When queried, a ranking member of the Vernon Police Department said at the meeting that, with a $40,000 budget, the town would see a reduction in some police services.

He added that Police Chief Mary Beth Herbert had already cut the budget and altered staff to save the taxpayers $35,628 in fiscal year 2015.

In interviews with other media outlets, VSP and WCSD representatives have said that $40,000 would provide very limited police coverage for the town, roughly about 20 to 30 hours a week of patrols.

The school proposal failed by Australian ballot, 265-257. The school board presented the $4.4 million budget for fiscal 2015 on March 3, the first night of Town Meeting. During the presentation, voters urged the board to keep costs low and asked why expenses continued to climb against lower student enrollments.

Also discussed at length: whether to move the town's pension funds into a municipal 457(b) plan.
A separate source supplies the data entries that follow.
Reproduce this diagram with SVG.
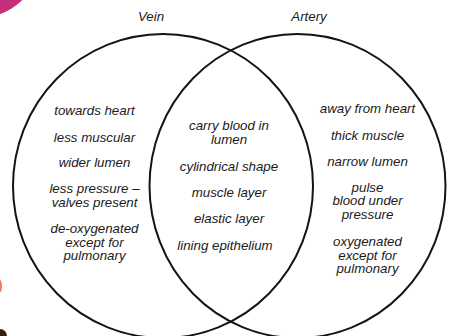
<svg xmlns="http://www.w3.org/2000/svg" width="450" height="336" viewBox="0 0 450 336">
<style>
.c{fill:none;stroke:#141414;stroke-width:2}
text{font-family:"Liberation Sans",Arial,sans-serif;font-style:italic;font-size:13.3px;fill:#1a1a1a;text-anchor:middle}
</style>
<rect width="450" height="336" fill="#ffffff"/>
<ellipse cx="-22" cy="-42" rx="62" ry="60" fill="#c52f78"/>
<ellipse cx="-1" cy="286" rx="3" ry="7" fill="#f07a66"/>
<ellipse cx="0" cy="336" rx="7" ry="7" fill="#3a1a12"/>
<g id="connectors"></g>
<g id="vein">
<ellipse class="c" cx="163" cy="186" rx="150" ry="152"/>
<text x="151" y="21">Vein</text>
<text x="94.5" y="115">towards heart</text>
<text x="94.5" y="141.5">less muscular</text>
<text x="94.5" y="167">wider lumen</text>
<text x="94.5" y="192.5">less pressure –</text>
<text x="94.5" y="206.5">valves present</text>
<text x="94.5" y="233">de-oxygenated</text>
<text x="94.5" y="246.5">except for</text>
<text x="94.5" y="260">pulmonary</text>
</g>
<g id="artery">
<ellipse class="c" cx="297.5" cy="186" rx="148" ry="152"/>
<text x="309" y="21">Artery</text>
<text x="367.5" y="113">away from heart</text>
<text x="367.5" y="140">thick muscle</text>
<text x="367.5" y="166">narrow lumen</text>
<text x="367.5" y="191.5">pulse</text>
<text x="367.5" y="205">blood under</text>
<text x="367.5" y="218.5">pressure</text>
<text x="367.5" y="246">oxygenated</text>
<text x="367.5" y="259.5">except for</text>
<text x="367.5" y="273">pulmonary</text>
</g>
<g id="both">
<text x="229" y="130">carry blood in</text>
<text x="229" y="144">lumen</text>
<text x="229" y="170.5">cylindrical shape</text>
<text x="229" y="196.5">muscle layer</text>
<text x="229" y="222.5">elastic layer</text>
<text x="225" y="250">lining epithelium</text>
</g>
</svg>
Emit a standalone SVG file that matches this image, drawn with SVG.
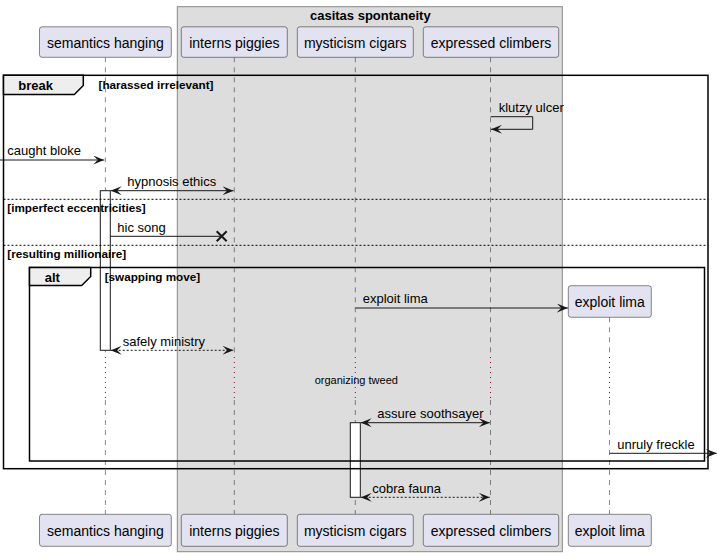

O'Donnell said that this issue arose last year when the town needed to find $350,000 to buffer the underfunded portion of its pension fund during a stock market downturn.

The Selectboard told voters that it wanted to change the way it funded pensions because it felt the current funding exposed taxpayers to too much volatility.

O'Donnell said the proposal to rethink the town's pension fund investment “[is] not a panic because VY is closing. We do not want taxpayers on the hook for something they can't control.”

Voters approved using $100,000 from the Emergency Capital Fund to put toward the unfunded portion of the pension fund. This money will facilitate pending retirements and the transfer of the pension fund into a 457(b) plan.

Voters also approved funding for town elder assistance and the James Cusick Scholarship Fund but denied Southeastern Vermont Economic Development Strategies's (SeVEDS) request for funding for economic development activities.